When words are used especially well, they become imbued with personality, resonance, mystery – not only those rare beauties (what my high school English teacher referred to as “five dollar words”) but even those blunt and serviceable nouns we use to convey apple to waiting hand. Poets often leave their mark on words in an especially indelible way that survives long after their mortal existence. Most readers of poetry cannot come across a word like gyre without the uneasy feeling of chaos erupting while the shadow of Yeats’ falcon falls across our path. Anemone, and I’m standing in Dr. Williams’ white field. Colonnade, and I’m waking in April, Eliot’s cruelest of months. And when I hear crevasse, I can’t help but find myself searching along with Lucille Clifton for the garden of delight, “certain only of the syllables.“ After reading today’s Red Letter, I suspect Deborah Melone’s psithurism will always have a bit of her voice attached (to say nothing of apricity.) Her poem is reminding us of that elemental joy when we discover that there are, in fact, words for that desire just taking shape inside us – ones that can make us feel we do, in fact, belong in this world.

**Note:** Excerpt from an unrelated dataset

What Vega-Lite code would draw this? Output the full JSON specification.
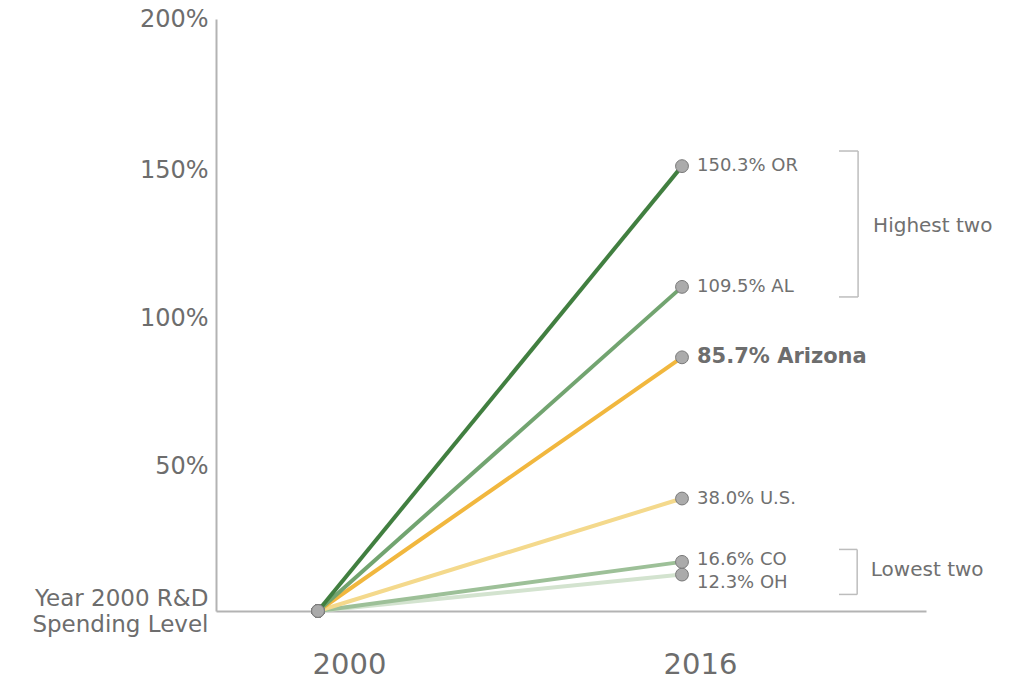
{
  "$schema": "https://vega.github.io/schema/vega-lite/v6.json",
  "autosize": "none",
  "width": 710,
  "height": 592,
  "padding": {"left": 216, "top": 19, "right": 91, "bottom": 70},
  "background": "white",
  "config": {"view": {"stroke": null}, "font": "DejaVu Sans"},
  "datasets": {
    "lines": [
      {"state": "OH", "year": 2000, "value": 0},
      {"state": "OH", "year": 2016, "value": 12.3},
      {"state": "CO", "year": 2000, "value": 0},
      {"state": "CO", "year": 2016, "value": 16.6},
      {"state": "U.S.", "year": 2000, "value": 0},
      {"state": "U.S.", "year": 2016, "value": 38.0},
      {"state": "Arizona", "year": 2000, "value": 0},
      {"state": "Arizona", "year": 2016, "value": 85.7},
      {"state": "AL", "year": 2000, "value": 0},
      {"state": "AL", "year": 2016, "value": 109.5},
      {"state": "OR", "year": 2000, "value": 0},
      {"state": "OR", "year": 2016, "value": 150.3}
    ],
    "brackets": [
      {"x1": 2022.9, "x2": 2023.74, "y1": 155.4, "y2": 155.4},
      {"x1": 2023.74, "x2": 2023.74, "y1": 155.4, "y2": 106.1},
      {"x1": 2022.9, "x2": 2023.74, "y1": 106.1, "y2": 106.1},
      {"x1": 2022.9, "x2": 2023.7, "y1": 20.8, "y2": 20.8},
      {"x1": 2023.7, "x2": 2023.7, "y1": 20.8, "y2": 5.6},
      {"x1": 2022.9, "x2": 2023.7, "y1": 5.6, "y2": 5.6}
    ],
    "bracketLabels": [
      {"x": 2024.4, "y": 130, "label": "Highest two"},
      {"x": 2024.3, "y": 13.9, "label": "Lowest two"}
    ]
  },
  "layer": [
    {
      "data": {"name": "lines"},
      "mark": {"type": "line", "strokeWidth": 4},
      "encoding": {
        "x": {
          "field": "year", "type": "quantitative",
          "scale": {"domain": [1995.5165, 2026.7253], "nice": false, "zero": false},
          "axis": {
            "values": [2000, 2016], "format": "d", "title": null, "ticks": false, "grid": false,
            "domainColor": "#b3b3b3", "domainWidth": 2,
            "labelFontSize": 29, "labelColor": "#6d6d6d", "labelPadding": 39, "labelFont": "DejaVu Sans",
            "labelOffset": {"condition": {"test": "datum.value == 2000", "value": 31}, "value": 18}
          }
        },
        "y": {
          "field": "value", "type": "quantitative",
          "scale": {"domain": [0, 200], "nice": false},
          "axis": {
            "values": [0, 50, 100, 150, 200], "title": null, "ticks": false, "grid": false,
            "domainColor": "#b3b3b3", "domainWidth": 2,
            "labelExpr": "datum.value == 0 ? ['Year 2000 R&D', 'Spending Level'] : datum.value + '%'",
            "labelFontSize": {"condition": {"test": "datum.value == 0", "value": 23}, "value": 24},
            "labelOffset": {"condition": [{"test": "datum.value == 0", "value": -13}, {"test": "datum.value == 200", "value": 0}], "value": 3},
            "labelLineHeight": 26,
            "labelColor": "#6d6d6d", "labelPadding": 8, "labelFont": "DejaVu Sans"
          }
        },
        "color": {
          "field": "state", "type": "nominal", "legend": null,
          "scale": {
            "domain": ["OH", "CO", "U.S.", "Arizona", "AL", "OR"],
            "range": ["#d3e3cf", "#9dc098", "#f4d98c", "#f1b73e", "#72a470", "#417f40"]
          }
        }
      }
    },
    {
      "data": {"name": "lines"},
      "mark": {"type": "point", "filled": true, "size": 165, "fill": "#ababab", "stroke": "#7a7a7a", "strokeWidth": 1, "opacity": 1},
      "encoding": {
        "x": {"field": "year", "type": "quantitative"},
        "y": {"field": "value", "type": "quantitative"}
      }
    },
    {
      "data": {"name": "lines"},
      "transform": [
        {"filter": "datum.year == 2016 && datum.state != 'Arizona' && datum.state != 'OH' && datum.state != 'CO'"},
        {"calculate": "format(datum.value, '.1f') + '% ' + datum.state", "as": "lbl"}
      ],
      "mark": {"type": "text", "align": "left", "baseline": "middle", "dx": 15, "fontSize": 18, "color": "#707070", "font": "DejaVu Sans"},
      "encoding": {
        "x": {"field": "year", "type": "quantitative"},
        "y": {"field": "value", "type": "quantitative"},
        "text": {"field": "lbl"}
      }
    },
    {
      "data": {"name": "lines"},
      "transform": [
        {"filter": "datum.year == 2016 && datum.state == 'CO'"},
        {"calculate": "format(datum.value, '.1f') + '% ' + datum.state", "as": "lbl"}
      ],
      "mark": {"type": "text", "align": "left", "baseline": "middle", "dx": 15, "dy": -2, "fontSize": 18, "color": "#707070", "font": "DejaVu Sans"},
      "encoding": {
        "x": {"field": "year", "type": "quantitative"},
        "y": {"field": "value", "type": "quantitative"},
        "text": {"field": "lbl"}
      }
    },
    {
      "data": {"name": "lines"},
      "transform": [
        {"filter": "datum.year == 2016 && datum.state == 'OH'"},
        {"calculate": "format(datum.value, '.1f') + '% ' + datum.state", "as": "lbl"}
      ],
      "mark": {"type": "text", "align": "left", "baseline": "middle", "dx": 15, "dy": 8, "fontSize": 18, "color": "#707070", "font": "DejaVu Sans"},
      "encoding": {
        "x": {"field": "year", "type": "quantitative"},
        "y": {"field": "value", "type": "quantitative"},
        "text": {"field": "lbl"}
      }
    },
    {
      "data": {"name": "lines"},
      "transform": [
        {"filter": "datum.year == 2016 && datum.state == 'Arizona'"},
        {"calculate": "format(datum.value, '.1f') + '% ' + datum.state", "as": "lbl"}
      ],
      "mark": {"type": "text", "align": "left", "baseline": "middle", "dx": 15, "fontSize": 21, "fontWeight": "bold", "color": "#6d6d6d", "font": "DejaVu Sans"},
      "encoding": {
        "x": {"field": "year", "type": "quantitative"},
        "y": {"field": "value", "type": "quantitative"},
        "text": {"field": "lbl"}
      }
    },
    {
      "data": {"name": "brackets"},
      "mark": {"type": "rule", "color": "#bdbdbd", "strokeWidth": 1.5},
      "encoding": {
        "x": {"field": "x1", "type": "quantitative"},
        "x2": {"field": "x2"},
        "y": {"field": "y1", "type": "quantitative"},
        "y2": {"field": "y2"}
      }
    },
    {
      "data": {"name": "bracketLabels"},
      "mark": {"type": "text", "align": "left", "baseline": "middle", "fontSize": 20, "color": "#707070", "font": "DejaVu Sans"},
      "encoding": {
        "x": {"field": "x", "type": "quantitative"},
        "y": {"field": "y", "type": "quantitative"},
        "text": {"field": "label"}
      }
    }
  ]
}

In her earlier Red Letter appearances, I’ve praised Deborah’s collection Farmers’ Market and her lovely chapbook The Wheel of the Year (Every Other Thursday Press) – but today’s installment is a brand new poem that charmed me the moment I heard it, and I hope it will work the same magic on you. It prompted me to recall a conversation I had many years back with the great poet William Stafford for my interview collection. Speaking of language, Stafford declared: “The words that occur to me come out of my relation to the language which is developing even as I am using it. . .I am not learning definitions as established in even the latest dictionary. I'm not a dictionary-maker. I'm a person a dictionary-maker has to contend with. . .”. Ms. Melone as well.
Psithurism
Psithurism, the sound of the wind in the trees.
Who would think there’s a word for that? But there is.
From the ancient Greek, psithuros—whispering, slanderous,
a little like susurrus, a rustling sound.
To me it suggests a murmuring of bees
as they search through leaves for sources of honey.
The words for things we never knew the words for:
apricity—the warmth of the winter sun;
petrichor—the earthy smell after rain.
Blending together, rising into song
Like hakòmè grass, a graceful, cascading mound
of leaves that ripple in the slightest breeze,
cloaking us in odor, texture, savor,
drawing us into the world, where we belong.